そんなことを思いながら俺は再び目を瞑った。この男を起こすのも面倒だし、もう少しこのまま、穏やかな時間を過ごしたかった。
「36.6……よかったよ、熱が下がって」
「……ああ」
「けど、まだぶり返すかもしれないから暫くは体を休ませないとね」
アンタが言うのか、それを。
喉まで出かかった言葉を飲み込み、俺は答える代わりに目の前のお粥を口の中に掻き込む。
「もう少し味気のない食事は続くけど、我慢できる?」
「……ああ」
「そうかい。偉いね、間人君」
「……」
この男に優しくされるたびに薄寒い気持ちになる。
どんだけ上っ面だけ優しく取り繕うとしてもこの男は俺を本当の意味で助けるつもりはない。分かりきっていた。人殺し相手に期待する方が馬鹿だと分かっていても、家族だとか兄だとか抜かすくせにその本質は全て自己保身。自分を満たすことしか考えていない。
「……ごめんね」
そんな俺の視線に気付いたのか、ふとそんなことを口にする花戸に思わずスプーンを握る手を止めた。
「……」
花戸はそれ以上なにも言わず、それからテーブルから立ち、キッチンへと戻る。
静まり返ったダイニングキッチンには水の流れる音が響く。
――なんなんだ、この男は。
後ろめたさを覚えているわけでもあるまい。そもそも今の謝罪も聞き間違いの可能性すらある。高熱の後遺症は俺の予想できないところも含め至る所で出ていた。
それから念の為暫く花戸が付きっきりで世話をしてきた。
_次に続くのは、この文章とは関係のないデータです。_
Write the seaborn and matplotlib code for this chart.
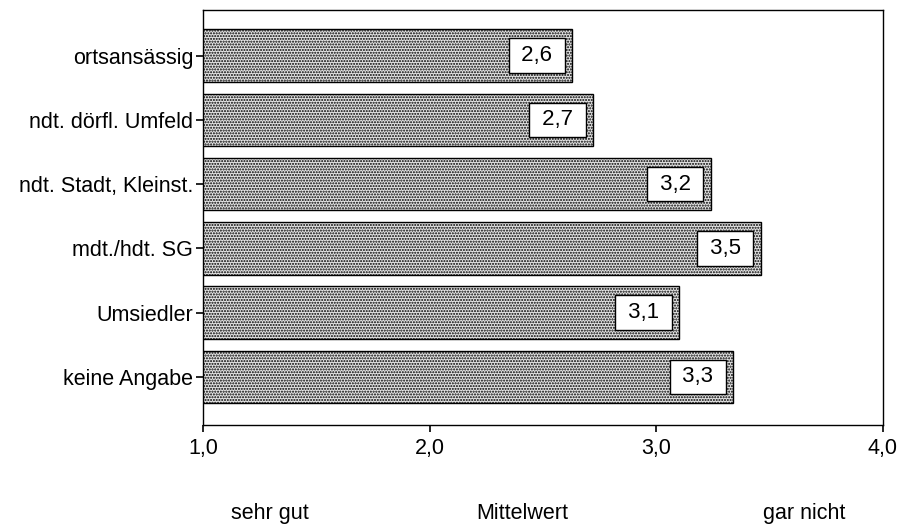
import matplotlib
matplotlib.use("Agg")
import matplotlib.pyplot as plt
import seaborn as sns

categories = ["ortsansässig", "ndt. dörfl. Umfeld", "ndt. Stadt, Kleinst.",
              "mdt./hdt. SG", "Umsiedler", "keine Angabe"]
means = [2.63, 2.72, 3.24, 3.46, 3.10, 3.34]
x_ticks = [1.0, 2.0, 3.0, 4.0]
scale_labels = ["sehr gut", "Mittelwert", "gar nicht"]

sns.set_style("white")
plt.rcParams["font.family"] = ["Liberation Sans", "DejaVu Sans"]
plt.rcParams["text.color"] = "black"
plt.rcParams["xtick.color"] = "black"
plt.rcParams["ytick.color"] = "black"
plt.rcParams["hatch.color"] = "#4a4a4a"
plt.rcParams["hatch.linewidth"] = 1.0


def de(v):
    # German decimal comma
    return f"{v:.1f}".replace(".", ",")


fig = plt.figure(figsize=(9.01, 5.28), dpi=100)
ax = fig.add_axes([0.2253, 0.195, 0.7547, 0.786])

sns.barplot(x=means, y=categories, orient="h", width=0.82, color="#e4e4e4",
            edgecolor="black", linewidth=1.0, ax=ax)
for p in ax.patches:
    p.set_hatch("......")

for i, v in enumerate(means):
    ax.annotate(f" {de(v)} ", xy=(v, i), xytext=(-10, 0),
                textcoords="offset points", ha="right", va="center",
                fontsize=16,
                bbox=dict(boxstyle="square,pad=0.3", fc="white", ec="black", lw=1.0))

ax.set_xlim(1.0, 4.0)
ax.set_ylim(5.75, -0.71)
ax.set_xticks(x_ticks)
ax.set_xticklabels([de(t) for t in x_ticks], fontsize=15.5)
ax.tick_params(axis="y", labelsize=15.5, length=5, width=1.2, pad=2, left=True)
ax.tick_params(axis="x", length=5, width=1.2, pad=4, bottom=True)
ax.set_xlabel("")
ax.set_ylabel("")
for s in ax.spines.values():
    s.set_visible(True)
    s.set_color("black")
    s.set_linewidth(1.0)

for x, lab in zip([0.300, 0.580, 0.893], scale_labels):
    fig.text(x, 0.028, lab, ha="center", va="center", fontsize=15.5)

fig.savefig("out.png", dpi=100)
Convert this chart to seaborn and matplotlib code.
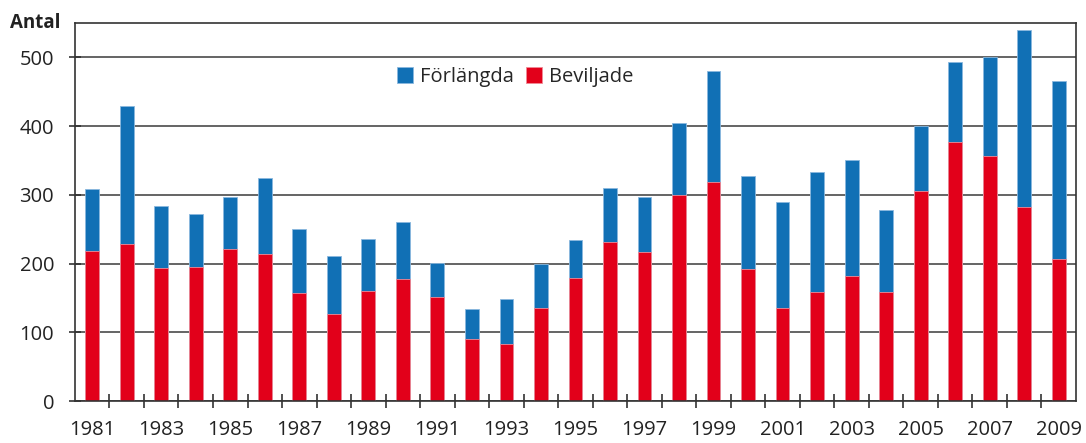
import numpy as np
import pandas as pd
import matplotlib
matplotlib.use('Agg')
import matplotlib.pyplot as plt
import seaborn as sns

# values
years = list(range(1981, 2010))
beviljade = [219, 228, 193, 195, 221, 214, 157, 126, 160, 177,
             151, 90, 83, 135, 179, 231, 217, 300, 318, 192,
             136, 158, 182, 158, 305, 377, 356, 282, 207]
totalt = [308, 429, 284, 272, 297, 325, 250, 211, 236, 260,
          201, 134, 148, 199, 234, 310, 297, 405, 480, 328,
          289, 333, 351, 278, 400, 494, 501, 540, 465]

blue = '#1170b5'
red = '#e2001a'

df = pd.DataFrame({'year': [str(y) for y in years],
                   'beviljade': beviljade,
                   'totalt': totalt})

sns.set_theme(style='white')
plt.rcParams['font.family'] = ['Open Sans', 'DejaVu Sans']

fig = plt.figure(figsize=(10.86, 4.43), dpi=100)
ax = fig.add_axes([0.069, 0.0948, 0.9218, 0.8532])

# stacked bars: total in blue, beviljade in red on top of it
sns.barplot(data=df, x='year', y='totalt', color=blue, width=0.4,
            edgecolor='#8ab8de', linewidth=0.6, saturation=1, ax=ax,
            label='Förlängda')
sns.barplot(data=df, x='year', y='beviljade', color=red, width=0.4,
            edgecolor='#f08a96', linewidth=0.6, saturation=1, ax=ax,
            label='Beviljade')

ax.set_xlim(-0.5, len(years) - 0.5)
ax.set_ylim(0, 550)
ax.set_yticks([0, 100, 200, 300, 400, 500])
ax.yaxis.grid(True, color='#3a3a3a', linewidth=1.1)
ax.set_axisbelow(True)

# labels on odd years only, ticks between bars
pos = np.arange(len(years))
ax.set_xticks(pos)
ax.set_xticklabels([str(y) if y % 2 == 1 else '' for y in years])
ax.set_xticks(pos[:-1] + 0.5, minor=True)
ax.tick_params(axis='x', which='major', length=0, pad=14, labelsize=14.5,
               colors='#222222')
ax.tick_params(axis='x', which='minor', bottom=True, length=10,
               direction='inout', width=1.2, color='#333333')
ax.tick_params(axis='y', left=True, length=8, direction='inout', width=1.2,
               color='#333333', labelsize=14.5, labelcolor='#222222', pad=11)

for s in ax.spines.values():
    s.set_visible(True)
    s.set_color('#333333')
    s.set_linewidth(1.2)

ax.set_xlabel('')
ax.set_ylabel('')
fig.text(0.009, 0.948, 'Antal', fontsize=13.5, fontweight='bold',
         color='#222222', va='center', ha='left')

ax.legend(loc='upper center', bbox_to_anchor=(0.44, 0.905), ncol=2,
          frameon=False, fontsize=14.5, handlelength=0.8, handleheight=0.8,
          handletextpad=0.35, columnspacing=0.6, borderaxespad=0)

fig.savefig('out.png', dpi=100)
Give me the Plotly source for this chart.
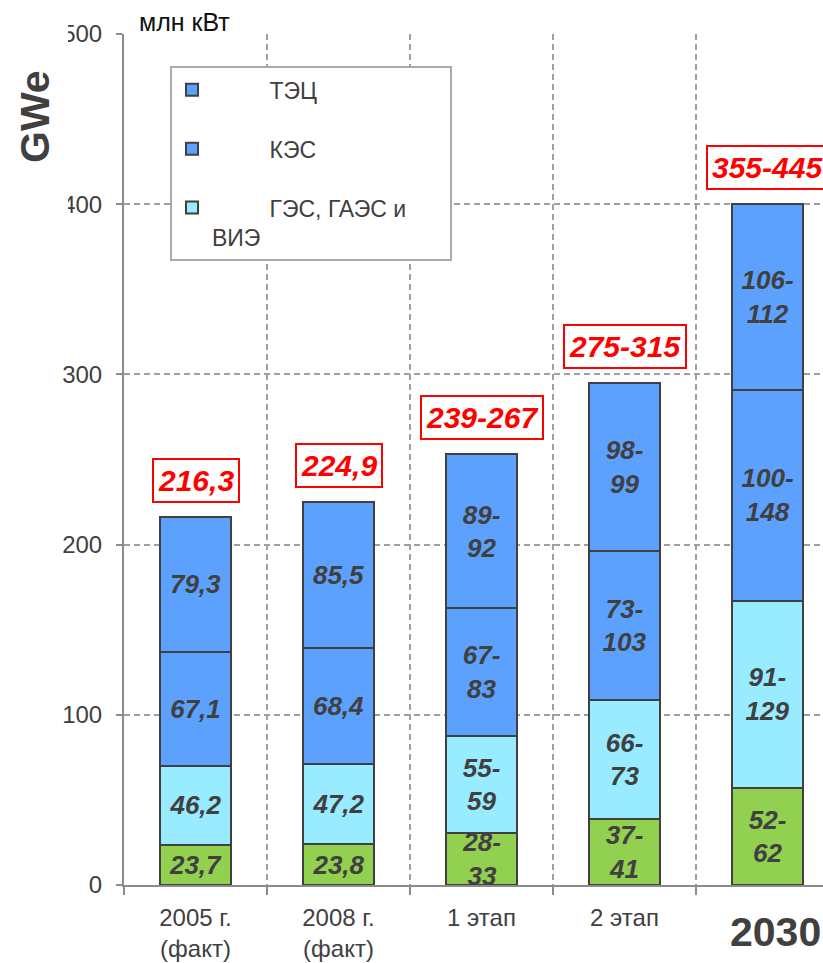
import plotly.graph_objects as go

# ---- data ----
categories = ["2005 г.", "2008 г.", "1 этап", "2 этап", "2030"]
tick_labels = ["2005 г.<br>(факт)", "2008 г.<br>(факт)", "1 этап", "2 этап", ""]
big_label = "2030"

# segment heights (midpoints of the ranges shown), bottom -> top
aes_vals = [23.7, 23.8, 30.5, 39.0, 57.0]
ges_vals = [46.2, 47.2, 57.0, 69.5, 110.0]
kes_vals = [67.1, 68.4, 75.0, 88.0, 124.0]
tec_vals = [79.3, 85.5, 90.5, 98.5, 109.0]

aes_text = ["23,7", "23,8", "28-<br>33", "37-<br>41", "52-<br>62"]
ges_text = ["46,2", "47,2", "55-<br>59", "66-<br>73", "91-<br>129"]
kes_text = ["67,1", "68,4", "67-<br>83", "73-<br>103", "100-<br>148"]
tec_text = ["79,3", "85,5", "89-<br>92", "98-<br>99", "106-<br>112"]

totals = [216.3, 224.9, 253.0, 295.0, 400.0]
total_text = ["216,3", "224,9", "239-267", "275-315", "355-445"]

series_names = ["АЭС", "ГЭС, ГАЭС и ВИЭ", "КЭС", "ТЭЦ"]
legend_names = [None,
                "\u00a0" * 9 + "ГЭС, ГАЭС и" + "\u00a0" * 6 + "<br>ВИЭ",
                "\u00a0" * 9 + "КЭС",
                "\u00a0" * 9 + "ТЭЦ"]
legend_ranks = [None, 3, 2, 1]

BLUE = "#5DA1FF"
CYAN = "#99EBFF"
GREEN = "#92D050"
DARK = "#404040"
FONT = "Liberation Sans, Arial, sans-serif"

fig = go.Figure()
series = [(aes_vals, aes_text, GREEN), (ges_vals, ges_text, CYAN),
          (kes_vals, kes_text, BLUE), (tec_vals, tec_text, BLUE)]
for i, (vals, txt, col) in enumerate(series):
    fig.add_trace(go.Bar(
        x=categories, y=vals, text=txt, name=legend_names[i] or series_names[i],
        showlegend=legend_names[i] is not None, legendgroup=series_names[i],
        legendrank=legend_ranks[i] or 1000,
        marker=dict(color=col, line=dict(color=DARK, width=2)),
        textposition="inside", insidetextanchor="middle", textangle=0,
        constraintext="none", width=0.5,
        textfont=dict(family=FONT, size=26, color=DARK, weight="bold", style="italic"),
        hoverinfo="skip",
    ))

# category positions on the categorical axis (index based, so "2030" is not read as a number)
for idx, (t, lbl) in enumerate(zip(totals, total_text)):
    fig.add_annotation(
        x=idx, y=t, xref="x", yref="y", text=lbl, showarrow=False,
        yanchor="bottom", yshift=14,
        font=dict(family=FONT, size=30, color="#FF0000", weight="bold", style="italic"),
        bordercolor="#FF0000", borderwidth=2, borderpad=4, bgcolor="white",
    )

# big bold label under the last category
fig.add_annotation(x=len(categories) - 1, y=-0.0552, xref="x", yref="paper",
                   text="<b>" + big_label + "</b>", xshift=8,
                   showarrow=False, xanchor="center", yanchor="middle",
                   font=dict(family=FONT, size=41, color=DARK))

# white patch that hides part of the y tick labels, and the GWe title
fig.add_shape(type="rect", xref="paper", yref="paper",
              x0=-0.18, x1=-0.0800, y0=0.779, y1=1.05,
              fillcolor="white", line=dict(width=0), layer="above")
fig.add_annotation(x=-0.1273, y=0.9025, xref="paper", yref="paper", text="<b>GWe</b>",
                   showarrow=False, textangle=-90, xanchor="center", yanchor="middle",
                   font=dict(family=FONT, size=41, color=DARK))
fig.add_annotation(x=0.019, y=1.014, xref="paper", yref="paper", text="млн кВт",
                   showarrow=False, xanchor="left", yanchor="middle",
                   font=dict(family=FONT, size=25, color="#111111"))

fig.update_layout(
    width=823, height=963, autosize=False,
    margin=dict(l=124, r=0, t=34, b=78),
    paper_bgcolor="white", plot_bgcolor="white",
    barmode="stack",
    font=dict(family=FONT, color=DARK),
    legend=dict(x=0.0658, y=0.962, xanchor="left", yanchor="top",
                bgcolor="white", bordercolor="#AAAAAA", borderwidth=2,
                font=dict(family=FONT, size=23, color=DARK),
                traceorder="grouped", tracegroupgap=26, valign="top",
                itemclick=False),
    xaxis=dict(type="category", range=[-0.5, 4.388], tickmode="array",
               tickvals=categories, ticktext=tick_labels,
               tickson="boundaries", ticks="outside", ticklen=8, tickcolor="#8C8C8C",
               tickwidth=2,
               showline=True, linecolor="#8C8C8C", linewidth=2,
               showgrid=True, gridcolor="#A0A0A0", gridwidth=1.5, griddash="6px,4px",
               tickfont=dict(family=FONT, size=24, color=DARK), ticklabelstandoff=10),
    yaxis=dict(range=[0, 500], tickvals=[0, 100, 200, 300, 400, 500],
               ticks="outside", ticklen=6, tickcolor="#8C8C8C", tickwidth=2,
               showline=True, linecolor="#8C8C8C", linewidth=2,
               showgrid=True, gridcolor="#A0A0A0", gridwidth=1.5, griddash="6px,4px",
               zeroline=False,
               tickfont=dict(family=FONT, size=24, color=DARK), ticklabelstandoff=9),
)

fig.write_html("out.html")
それでも俺が完全復活すると、また以前のような時間が始まるのだ。
花戸の留守中ほぼ空になっていた冷蔵庫の中からなんとか有り合わせのもので食事も自分で作れば、「まだ無理しなくてもいいよ」と花戸に止められた。けど「もう味覚も戻ったから大丈夫」だと言えば、「ならいいけど」と花戸はあっさりと俺の好きにさせてくれた。
穏やかな時間と共に憎たらしいほどの日々が戻ってくる。慣れたくもない、認めたくない日常が。
そんなある日。
「間人君、これ」
そう、その日花戸は帰宅するなりダイニングテーブルに玩具のようなスマホを置いた。
「これ……」
「君のものだよ、間人君。俺との連絡用だね」
「この前みたいに遅くなる時とかはなるべく連絡するようにするよ」渡されたそれは子供用のスマホだった。恐らくこれを俺に渡すことに大分悩んだのだろう。どうせガチガチに制限をかけまくっているのだろう。幼い頃持たされていたスマホはそうだった。何をするにも保護者の設定が必要だったはずだ。
……けれど、それは“進歩”であることには違いない。
「……ありがとう、ございます」
「うん。暇潰しになりそうなアプリはいくつか選んでおいてあげてるよ」
「……」
言われて操作したら、スマホを新しく買った時に入っているようなラインナップが揃ってる。
……それでも、他人と繋がったりメッセージをやり取りするようなSNSなどはない。ひたすらパズルをしろと言いたいらしい、この男は。
まあ、ないよりはましだ。
俺は暫くその端末を握り締めていた。防犯ブザー機能もこの部屋では何の効果もないんだろうな、そんなことを考えながら。